The Ride of Their Lives

35 Cyclists Complete Cross-Country Bike Ride

The entire Tour du Canada group enjoys a glass of champagne after finishing their cross-country ride. Photos courtesy of Vanessa Rondeau
Maria Millang and Vanessa Rondeau on the first day of the ride.

This summer, two pairs of wheels, two pairs of tires, two pairs of pedals and two pairs of very strong quadriceps took Maria Millang and Vanessa Rondeau across the country.

On June 20, both Millang and Rondeau dipped the rear wheels of their bicycles into the Pacific Ocean in Victoria, BC. Last week, on Sept. 2, the two triumphantly rode their front wheels into the Atlantic Ocean at Signal Hill, NL.

What happened in between was just less than 8,000 km of pedaling across ten provinces over the course of 72 days—through both a record-breaking heat wave and a hurricane.

Millang and Rondeau weren’t alone in undertaking this journey. The two are among 35 participants to complete this year’s Tour du Canada, an annual bike ride that takes participants literally from coast to coast.

Millang is a 25-year-old native of Camrose, AB who is set to begin her Masters of Education degree in Counselling Psychology at the University of Alberta this fall. Rondeau is a 20-year-old Montrealer who will be entering the Social Work program at McGill this week.

The pair said they both stumbled across the tour while perusing bike routes online. “I signed up for the adventure, for a change of pace in life and to do something different,” Rondeau said. “I thought this would be a great way to see Canada—by biking you really get to see more of the country and it’s more personal because you are really out there, it’s not the same as seeing it through the window of a car.”

In order to prepare for the tour, Millang took spinning and cross-training classes five to six times a week, and then began riding outside once weather permitted. Rondeau rode between 30 and 50 km up to four times a week, in addition to taking spinning and PowerWatts classes at Mansfield gym several times a week. The tour recommends that riders complete at least 2000 km of pedaling before embarking on the trip.

Rondeau said daily distances of rides varied between 50 and 170 km. One thing that was made very clear on the tour was that it was not a race, she said.

This year’s group consisted of both male and female riders aged 19 to 69. About one third of the group was under the age of 30 and two thirds aged over 55—with only a handful of participants falling in between. Out of over 30 participants, only about a third were female.

Only three of the riders that started the tour were unable to complete it. Two of the three obtained injuries during the ride that prevented them from finishing, while the third had to return home for personal reasons.

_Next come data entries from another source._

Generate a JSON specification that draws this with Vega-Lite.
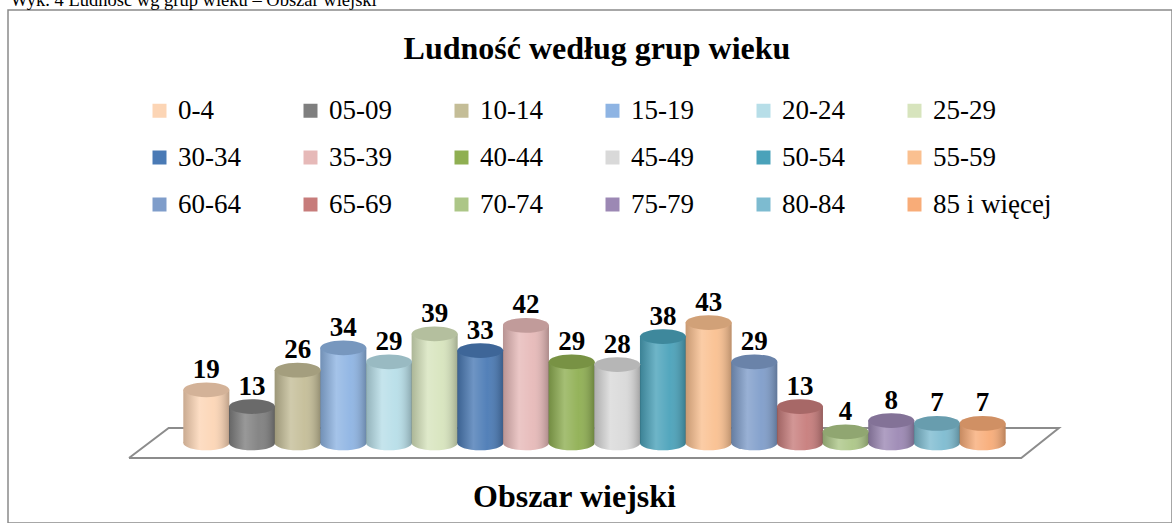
{
  "$schema": "https://vega.github.io/schema/vega-lite/v6.json",
  "autosize": {"type": "none"},
  "width": 1164,
  "height": 513,
  "padding": {"left": 8, "top": 10, "right": 0, "bottom": 0},
  "background": "white",
  "datasets": {
    "bars": [
      {"g": "0-4", "i": 0, "v": 19},
      {"g": "05-09", "i": 1, "v": 13},
      {"g": "10-14", "i": 2, "v": 26},
      {"g": "15-19", "i": 3, "v": 34},
      {"g": "20-24", "i": 4, "v": 29},
      {"g": "25-29", "i": 5, "v": 39},
      {"g": "30-34", "i": 6, "v": 33},
      {"g": "35-39", "i": 7, "v": 42},
      {"g": "40-44", "i": 8, "v": 29},
      {"g": "45-49", "i": 9, "v": 28},
      {"g": "50-54", "i": 10, "v": 38},
      {"g": "55-59", "i": 11, "v": 43},
      {"g": "60-64", "i": 12, "v": 29},
      {"g": "65-69", "i": 13, "v": 13},
      {"g": "70-74", "i": 14, "v": 4},
      {"g": "75-79", "i": 15, "v": 8},
      {"g": "80-84", "i": 16, "v": 7},
      {"g": "85 i więcej", "i": 17, "v": 7}
    ],
    "floor": [
      {"o": 0, "fx": -1.6934, "fy": -5.357},
      {"o": 1, "fx": -0.825, "fy": 5.357},
      {"o": 2, "fx": 18.671, "fy": 5.357},
      {"o": 3, "fx": 17.846, "fy": -5.357},
      {"o": 4, "fx": -1.6934, "fy": -5.357}
    ]
  },
  "resolve": {"axis": {"x": "independent"}},
  "encoding": {
    "x": {
      "type": "quantitative",
      "scale": {"domain": [-4.2336, 21.038], "nice": false, "zero": false}
    },
    "y": {
      "type": "quantitative",
      "scale": {"domain": [-28.57, 154.64], "nice": false, "zero": false},
      "axis": {
        "labels": false, "ticks": false, "domain": false, "grid": false,
        "title": "Wyk. 4 Ludność wg grup wieku – Obszar wiejski",
        "titleFont": "Liberation Serif", "titleFontSize": 18.5, "titleFontWeight": "normal",
        "titleColor": "black", "titleAngle": 0, "titleX": 2, "titleY": -5,
        "titleAlign": "left", "titleBaseline": "alphabetic"
      }
    },
    "color": {
      "field": "g", "type": "nominal",
      "scale": {
        "domain": ["0-4", "05-09", "10-14", "15-19", "20-24", "25-29", "30-34", "35-39", "40-44", "45-49", "50-54", "55-59", "60-64", "65-69", "70-74", "75-79", "80-84", "85 i więcej"],
        "range": ["#FCD5B5", "#7F7F7F", "#C4BD97", "#8EB4E3", "#B7DEE8", "#D7E4BD", "#4A7AB5", "#E6B9B8", "#8FAF52", "#D9D9D9", "#4AA2BA", "#FAC090", "#7F9DCA", "#C77C7B", "#ACC687", "#9C88B4", "#7DBBD0", "#F8AC78"]
      },
      "legend": {
        "orient": "none", "legendX": 138, "legendY": 87, "direction": "horizontal",
        "columns": 6, "gridAlign": "all", "title": null, "padding": 0,
        "symbolType": "square", "symbolSize": 196, "symbolStrokeWidth": 0, "symbolOpacity": 1,
        "labelFont": "Liberation Serif", "labelFontSize": 27, "labelColor": "black",
        "labelOffset": 5, "labelLimit": 300, "columnPadding": 0, "rowPadding": 19
      }
    }
  },
  "layer": [
    {
      "data": {"name": "floor"},
      "mark": {"type": "line", "strokeWidth": 2},
      "encoding": {
        "x": {"field": "fx", "type": "quantitative",
          "axis": {
            "orient": "bottom",
            "labels": false, "ticks": false, "domain": false, "grid": false,
            "title": "Obszar wiejski",
            "titleFont": "Liberation Serif", "titleFontSize": 32, "titleFontWeight": "bold",
            "titleColor": "black", "titleX": 566, "titleY": -17,
            "titleAlign": "center", "titleBaseline": "alphabetic"
          }},
        "y": {"field": "fy", "type": "quantitative"},
        "order": {"field": "o", "type": "quantitative"},
        "color": {"value": "#8c8c8c"}
      }
    },
    {
      "data": {"name": "bars"},
      "mark": {"type": "point", "shape": "M-1,0A1,0.32,0,1,0,1,0A1,0.32,0,1,0,-1,0Z", "filled": true, "opacity": 1, "size": 2116, "strokeWidth": 0},
      "encoding": {
        "x": {"field": "i", "type": "quantitative",
          "axis": {
            "orient": "top",
            "labels": false, "ticks": false, "domain": false, "grid": false,
            "title": "Ludność według grup wieku",
            "titleFont": "Liberation Serif", "titleFontSize": 32, "titleFontWeight": "bold",
            "titleColor": "black", "titleX": 588.5, "titleY": 48,
            "titleAlign": "center", "titleBaseline": "alphabetic"
          }},
        "y": {"datum": 0}
      }
    },
    {
      "data": {"name": "bars"},
      "mark": {"type": "point", "shape": "M-1,0A1,0.32,0,1,0,1,0A1,0.32,0,1,0,-1,0Z", "filled": true, "opacity": 1, "size": 2116, "strokeWidth": 0},
      "encoding": {
        "x": {"field": "i", "type": "quantitative", "axis": null},
        "y": {"datum": 0},
        "color": {"value": {"gradient": "linear", "x1": 0, "y1": 0, "x2": 1, "y2": 0,
          "stops": [
            {"offset": 0, "color": "rgba(0,0,0,0.2)"},
            {"offset": 0.35, "color": "rgba(255,255,255,0.2)"},
            {"offset": 0.65, "color": "rgba(255,255,255,0.05)"},
            {"offset": 1, "color": "rgba(0,0,0,0.25)"}
          ]}}
      }
    },
    {
      "data": {"name": "bars"},
      "mark": {"type": "bar", "width": 46},
      "encoding": {
        "x": {"field": "i", "type": "quantitative", "axis": null},
        "y": {"field": "v", "type": "quantitative"},
        "y2": {"datum": 0}
      }
    },
    {
      "data": {"name": "bars"},
      "mark": {"type": "bar", "width": 46},
      "encoding": {
        "x": {"field": "i", "type": "quantitative", "axis": null},
        "y": {"field": "v", "type": "quantitative"},
        "y2": {"datum": 0},
        "color": {"value": {"gradient": "linear", "x1": 0, "y1": 0, "x2": 1, "y2": 0,
          "stops": [
            {"offset": 0, "color": "rgba(0,0,0,0.2)"},
            {"offset": 0.35, "color": "rgba(255,255,255,0.2)"},
            {"offset": 0.65, "color": "rgba(255,255,255,0.05)"},
            {"offset": 1, "color": "rgba(0,0,0,0.25)"}
          ]}}
      }
    },
    {
      "data": {"name": "bars"},
      "mark": {"type": "point", "shape": "M-1,0A1,0.32,0,1,0,1,0A1,0.32,0,1,0,-1,0Z", "filled": true, "opacity": 1, "size": 2116, "strokeWidth": 0},
      "encoding": {
        "x": {"field": "i", "type": "quantitative", "axis": null},
        "y": {"field": "v", "type": "quantitative"}
      }
    },
    {
      "data": {"name": "bars"},
      "mark": {"type": "point", "shape": "M-1,0A1,0.32,0,1,0,1,0A1,0.32,0,1,0,-1,0Z", "filled": true, "opacity": 0.16, "size": 2116, "strokeWidth": 0},
      "encoding": {
        "x": {"field": "i", "type": "quantitative", "axis": null},
        "y": {"field": "v", "type": "quantitative"},
        "color": {"value": "black"}
      }
    },
    {
      "data": {"name": "bars"},
      "mark": {"type": "text", "font": "Liberation Serif", "fontSize": 27, "fontWeight": "bold", "baseline": "alphabetic", "align": "center", "dy": -12},
      "encoding": {
        "x": {"field": "i", "type": "quantitative", "axis": null},
        "y": {"field": "v", "type": "quantitative"},
        "text": {"field": "v", "type": "quantitative"},
        "color": {"value": "black"}
      }
    }
  ],
  "config": {
    "font": "Liberation Serif",
    "view": {"stroke": "#8a8a8a", "strokeWidth": 1.5},
    "legend": {"labelFont": "Liberation Serif", "labelFontSize": 27, "labelColor": "black"}
  }
}
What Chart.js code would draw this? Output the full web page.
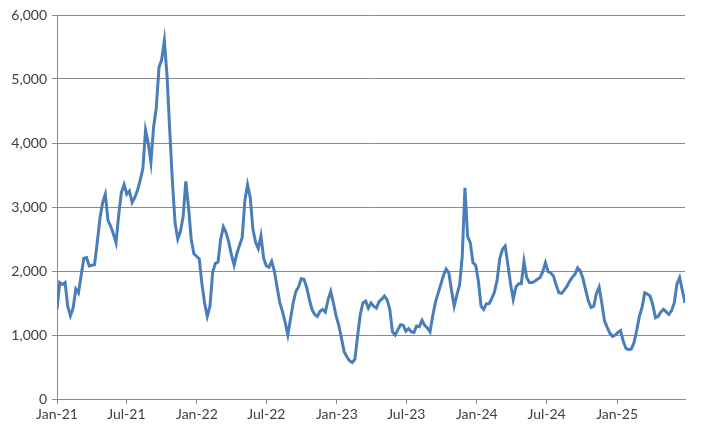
<!DOCTYPE html>
<html>
<head>
<meta charset="utf-8">
<script src="https://cdn.jsdelivr.net/npm/chart.js@4/dist/chart.umd.min.js"></script>
<style>
  html, body { margin: 0; padding: 0; background: #ffffff; }
</style>
</head>
<body>
<canvas id="chart" width="704" height="437"></canvas>
<script>
// weekly readings, first one on 1 Jan 2021
const startDate = '2021-01-01';
const stepDays = 7;
const values = [
  1400, 1820, 1790, 1820, 1450, 1300, 1420, 1720, 1660, 1930,
  2200, 2210, 2080, 2090, 2100, 2450, 2820, 3070, 3200, 2790,
  2700, 2580, 2440, 2880, 3230, 3350, 3200, 3250, 3070, 3150,
  3260, 3420, 3600, 4200, 4000, 3700, 4250, 4550, 5180, 5300,
  5600, 5050, 4200, 3400, 2750, 2500, 2620, 2850, 3400, 3000,
  2500, 2270, 2230, 2190, 1800, 1500, 1290, 1450, 1980, 2120,
  2140, 2500, 2690, 2600, 2450, 2250, 2090, 2270, 2400, 2520,
  3100, 3350, 3150, 2650, 2450, 2350, 2550, 2200, 2080, 2060,
  2150, 2000, 1750, 1510, 1370, 1200, 1000, 1250, 1500, 1680,
  1750, 1880, 1870, 1750, 1560, 1400, 1320, 1290, 1370, 1400,
  1360, 1550, 1680, 1500, 1300, 1150, 950, 740, 660, 600,
  570, 620, 980, 1320, 1500, 1530, 1420, 1500, 1450, 1420,
  1520, 1560, 1610, 1550, 1400, 1050, 1000, 1080, 1160, 1150,
  1060, 1100, 1050, 1040, 1140, 1130, 1230, 1150, 1110, 1050,
  1300, 1510, 1650, 1790, 1930, 2030, 1970, 1700, 1450, 1630,
  1780, 2230, 3300, 2540, 2440, 2130, 2090, 1850, 1450, 1400,
  1490, 1490, 1570, 1670, 1860, 2200, 2340, 2390, 2100, 1800,
  1560, 1750, 1800, 1800, 2150, 1900, 1820, 1820, 1840, 1870,
  1900, 1990, 2130, 1990, 1970, 1920, 1780, 1660, 1650, 1700,
  1760, 1840, 1900, 1950, 2050, 2000, 1880, 1700, 1530, 1430,
  1450, 1650, 1750, 1500, 1220, 1120, 1030, 980, 1000, 1040,
  1070, 900, 790, 770, 780, 880, 1070, 1290, 1430, 1660,
  1640, 1610, 1470, 1270, 1290, 1360, 1400, 1360, 1320, 1380,
  1500, 1800, 1900, 1700, 1500
];

const tickDates = ['2021-01-01', '2021-07-01', '2022-01-01', '2022-07-01', '2023-01-01',
                   '2023-07-01', '2024-01-01', '2024-07-01', '2025-01-01'];
const tickLabels = ['Jan-21', 'Jul-21', 'Jan-22', 'Jul-22', 'Jan-23',
                    'Jul-23', 'Jan-24', 'Jul-24', 'Jan-25'];

const DAY = 86400000;
const t0 = Date.parse(startDate);
const tickDays = tickDates.map(d => Math.round((Date.parse(d) - t0) / DAY));
const points = values.map((v, i) => ({ x: i * stepDays, y: v }));

const axisGrey = '#8a8a8a';
const labelFont = { family: 'Lato', size: 14 };

new Chart(document.getElementById('chart').getContext('2d'), {
  type: 'line',
  data: {
    datasets: [{
      data: points,
      borderColor: '#4a7ebb',
      borderWidth: 3,
      pointRadius: 0,
      tension: 0,
      fill: false,
    }],
  },
  options: {
    responsive: false,
    animation: false,
    layout: { padding: { top: 15, right: 19, bottom: 0, left: 0 } },
    plugins: {
      legend: { display: false },
      tooltip: { enabled: false },
    },
    scales: {
      x: {
        type: 'linear',
        min: 0,
        max: points[points.length - 1].x,
        afterBuildTicks: (scale) => {
          scale.ticks = tickDays.map(v => ({ value: v }));
        },
        afterFit: (scale) => { scale.height = 38; },
        ticks: {
          autoSkip: false,
          maxRotation: 0,
          padding: 2,
          color: '#404040',
          font: labelFont,
          callback: (value, index) => tickLabels[index],
        },
        grid: { drawOnChartArea: false, tickLength: 5, color: axisGrey },
        border: { color: axisGrey },
      },
      y: {
        min: 0,
        max: 6000,
        afterFit: (scale) => { scale.width = 57; },
        ticks: {
          stepSize: 1000,
          padding: 5,
          color: '#404040',
          font: labelFont,
          callback: (value) => value.toLocaleString('en-US'),
        },
        grid: { color: axisGrey, tickLength: 5 },
        border: { color: axisGrey },
      },
    },
  },
});
</script>
</body>
</html>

When signing up for the tour, participants paid a fee to the Tour du Canada, in exchange for receiving access to a truck and two drivers, which would transport their tents and personal belongings from campsite to campsite—yes, after all that biking, tents were their nightly sleeping accommodations. The organization also took care of doing groceries for riders, paying for campsites and ferries, and guiding them across the country.

The riders were divided into six groups for “galley duty”. The groups took turns preparing meals for one another at camp. Breakfasts always included oatmeal, fruit and yogurt and either pancakes, French toast or eggs. Dinners varied from a pre-determined menu. As for eating on the road—let’s just say that copious amounts of peanut butter were consumed (some riders were maxing out at seven PB&J sandwiches a day!).

Both Rondeau and Millang agreed that while the cycling was difficult, the hardest part of the trip was getting up and back on their bikes each morning—regardless of, well, anything. “It was hard waking up and hearing the rain on your tent in the morning when your legs were killing you and you just didn’t want to get out of bed,” recalls Rondeau.
But neither of them regrets the experience, not even a little bit. Both say they learned much about the landscape and quirks of both the people and terrain of Canada—one of which was that this country certainly has more hills than either of them had bargained for.

“It exceeded all expectations. I saw more in Canada than I knew existed, and was struck by so much beauty and diversity,” said Millang. “I also learned more about myself than I thought— like just how far I could push myself and that I can do whatever I set my mind to.”

Rondeau says that the idea of what she has just done has not quite sunk in yet, but she did offer some pretty simple advice to anyone thinking about going on the tour: “Don’t be scared, just breathe and go for it.”